**RECORDS**
——

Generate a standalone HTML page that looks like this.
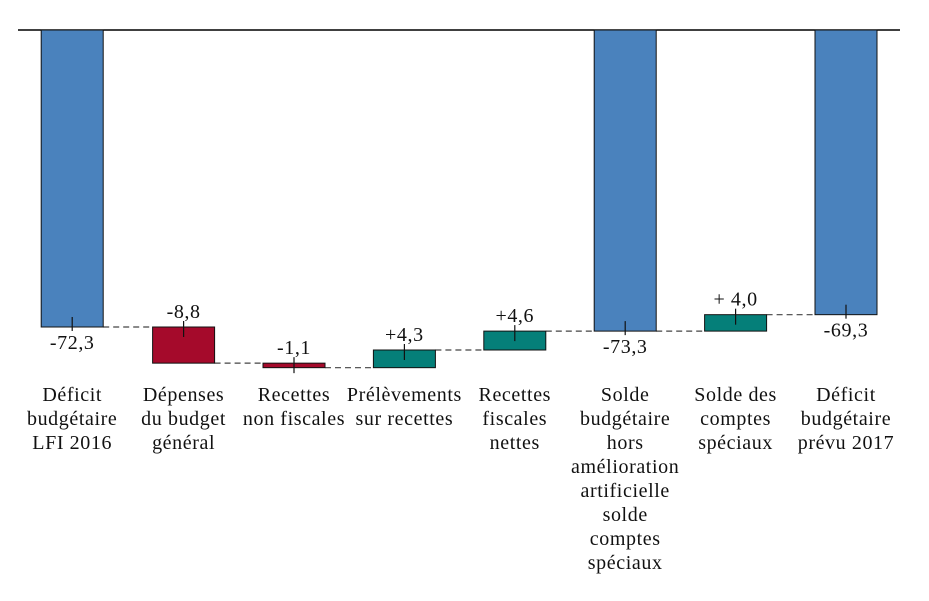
<!DOCTYPE html>
<html><head><meta charset="utf-8">
<style>
html,body{margin:0;padding:0;background:#fff;}
svg{display:block;}
text{font-family:"Liberation Serif",serif;font-size:20px;letter-spacing:0.6px;fill:#111;}
</style></head>
<body>
<svg id="chart" width="929" height="601" viewBox="0 0 929 601"></svg>
<script>
const categories = [
  ["Déficit","budgétaire","LFI 2016"],
  ["Dépenses","du budget","général"],
  ["Recettes","non fiscales"],
  ["Prélèvements","sur recettes"],
  ["Recettes","fiscales","nettes"],
  ["Solde","budgétaire","hors","amélioration","artificielle","solde","comptes","spéciaux"],
  ["Solde des","comptes","spéciaux"],
  ["Déficit","budgétaire","prévu 2017"]
];
const deltas = [-72.3, -8.8, -1.1, 4.3, 4.6, 0, 4.0, 0];
const kinds = ["total","neg","neg","pos","pos","total","pos","total"];
const totals = [-72.3, null, null, null, null, -73.3, null, -69.3];
const valueLabels = ["-72,3","-8,8","-1,1","+4,3","+4,6","-73,3","+ 4,0","-69,3"];

const NS = "http://www.w3.org/2000/svg";
const svg = document.getElementById("chart");
const y0 = 30, pxPerUnit = 297/72.3;
const y = v => y0 - v*pxPerUnit;
const slot = 110.4, xStart = 18, barW = 62;
const xc = i => xStart + slot*i + slot/2 + (i===0?-1:0);
const colors = {total:"#4a82bd", neg:"#a50a2b", pos:"#057f79"};

function mk(tag, attrs){const e=document.createElementNS(NS,tag);for(const k in attrs)e.setAttribute(k,attrs[k]);svg.appendChild(e);return e;}

const ax = mk("line",{x1:18,x2:900,y1:y0,y2:y0,stroke:"#000","stroke-width":1.5});



let running = 0;
const ends = [];
for (let i=0;i<categories.length;i++){
  let start, end;
  if (kinds[i]==="total"){ start=0; end=totals[i]; running=totals[i]; }
  else { start=running; end=running+deltas[i]; running=end; }
  ends.push({start,end});
}
for (let i=0;i<categories.length-1;i++){
  const v = ends[i].end;
  const l = mk("line",{x1:xc(i)+barW/2,x2:xc(i+1)-barW/2,y1:y(v),y2:y(v),stroke:"#444","stroke-width":1.2,"stroke-dasharray":"6,4"});
  
  
}
for (let i=0;i<categories.length;i++){
  const {start,end} = ends[i];
  const top = Math.min(y(start),y(end)), h = Math.abs(y(start)-y(end));
  const r = mk("rect",{x:xc(i)-barW/2,y:top,width:barW,height:Math.max(h,1),fill:colors[kinds[i]],stroke:"#111","stroke-width":1});
  
  
  let tickY1, tickY2, ly;
  if (kinds[i]==="total"){ const b=y(end); tickY1=b-10; tickY2=b+4; ly=b+22; }
  else { const t=top; tickY1=t-6; tickY2=t+10; ly=t-9; }
  const tk = mk("line",{x1:xc(i),x2:xc(i),y1:tickY1,y2:tickY2,stroke:"#111","stroke-width":1.2});
  
  
  const vl = mk("text",{x:xc(i),y:ly,"text-anchor":"middle"});
  vl.textContent = valueLabels[i];
  
  
  const cl = mk("text",{x:xc(i),y:401,"text-anchor":"middle"});
  
  
  categories[i].forEach((line,k)=>{
    const ts=document.createElementNS(NS,"tspan");
    ts.setAttribute("x",xc(i)); ts.setAttribute("y",401+24*k);
    ts.textContent=line; cl.appendChild(ts);
  });
}
</script>
</body></html>
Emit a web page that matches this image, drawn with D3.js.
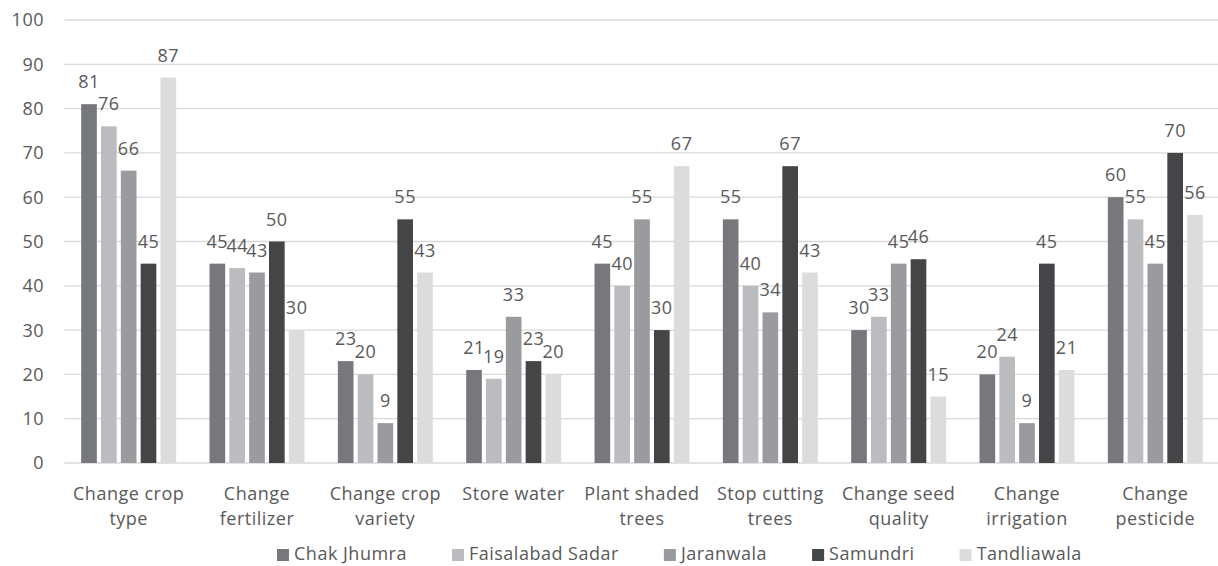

——

**WHAT THIS TASK INVOLVES**
Exclude every picture and copy the remaining data exactly.

**SOLUTION TO THIS EXERCISE**
Generate a standalone HTML page that looks like this.
<!DOCTYPE html>
<html><head><meta charset="utf-8">
<style>
html,body{margin:0;padding:0;background:#fff;}
svg{display:block;}
text{font-family:"Liberation Serif",serif;font-size:20px;letter-spacing:0.6px;fill:#111;}
</style></head>
<body>
<svg id="chart" width="929" height="601" viewBox="0 0 929 601"></svg>
<script>
const categories = [
  ["Déficit","budgétaire","LFI 2016"],
  ["Dépenses","du budget","général"],
  ["Recettes","non fiscales"],
  ["Prélèvements","sur recettes"],
  ["Recettes","fiscales","nettes"],
  ["Solde","budgétaire","hors","amélioration","artificielle","solde","comptes","spéciaux"],
  ["Solde des","comptes","spéciaux"],
  ["Déficit","budgétaire","prévu 2017"]
];
const deltas = [-72.3, -8.8, -1.1, 4.3, 4.6, 0, 4.0, 0];
const kinds = ["total","neg","neg","pos","pos","total","pos","total"];
const totals = [-72.3, null, null, null, null, -73.3, null, -69.3];
const valueLabels = ["-72,3","-8,8","-1,1","+4,3","+4,6","-73,3","+ 4,0","-69,3"];

const NS = "http://www.w3.org/2000/svg";
const svg = document.getElementById("chart");
const y0 = 30, pxPerUnit = 297/72.3;
const y = v => y0 - v*pxPerUnit;
const slot = 110.4, xStart = 18, barW = 62;
const xc = i => xStart + slot*i + slot/2 + (i===0?-1:0);
const colors = {total:"#4a82bd", neg:"#a50a2b", pos:"#057f79"};

function mk(tag, attrs){const e=document.createElementNS(NS,tag);for(const k in attrs)e.setAttribute(k,attrs[k]);svg.appendChild(e);return e;}

const ax = mk("line",{x1:18,x2:900,y1:y0,y2:y0,stroke:"#000","stroke-width":1.5});



let running = 0;
const ends = [];
for (let i=0;i<categories.length;i++){
  let start, end;
  if (kinds[i]==="total"){ start=0; end=totals[i]; running=totals[i]; }
  else { start=running; end=running+deltas[i]; running=end; }
  ends.push({start,end});
}
for (let i=0;i<categories.length-1;i++){
  const v = ends[i].end;
  const l = mk("line",{x1:xc(i)+barW/2,x2:xc(i+1)-barW/2,y1:y(v),y2:y(v),stroke:"#444","stroke-width":1.2,"stroke-dasharray":"6,4"});
  
  
}
for (let i=0;i<categories.length;i++){
  const {start,end} = ends[i];
  const top = Math.min(y(start),y(end)), h = Math.abs(y(start)-y(end));
  const r = mk("rect",{x:xc(i)-barW/2,y:top,width:barW,height:Math.max(h,1),fill:colors[kinds[i]],stroke:"#111","stroke-width":1});
  
  
  let tickY1, tickY2, ly;
  if (kinds[i]==="total"){ const b=y(end); tickY1=b-10; tickY2=b+4; ly=b+22; }
  else { const t=top; tickY1=t-6; tickY2=t+10; ly=t-9; }
  const tk = mk("line",{x1:xc(i),x2:xc(i),y1:tickY1,y2:tickY2,stroke:"#111","stroke-width":1.2});
  
  
  const vl = mk("text",{x:xc(i),y:ly,"text-anchor":"middle"});
  vl.textContent = valueLabels[i];
  
  
  const cl = mk("text",{x:xc(i),y:401,"text-anchor":"middle"});
  
  
  categories[i].forEach((line,k)=>{
    const ts=document.createElementNS(NS,"tspan");
    ts.setAttribute("x",xc(i)); ts.setAttribute("y",401+24*k);
    ts.textContent=line; cl.appendChild(ts);
  });
}
</script>
</body></html>
Emit a web page that matches this image, drawn with D3.js.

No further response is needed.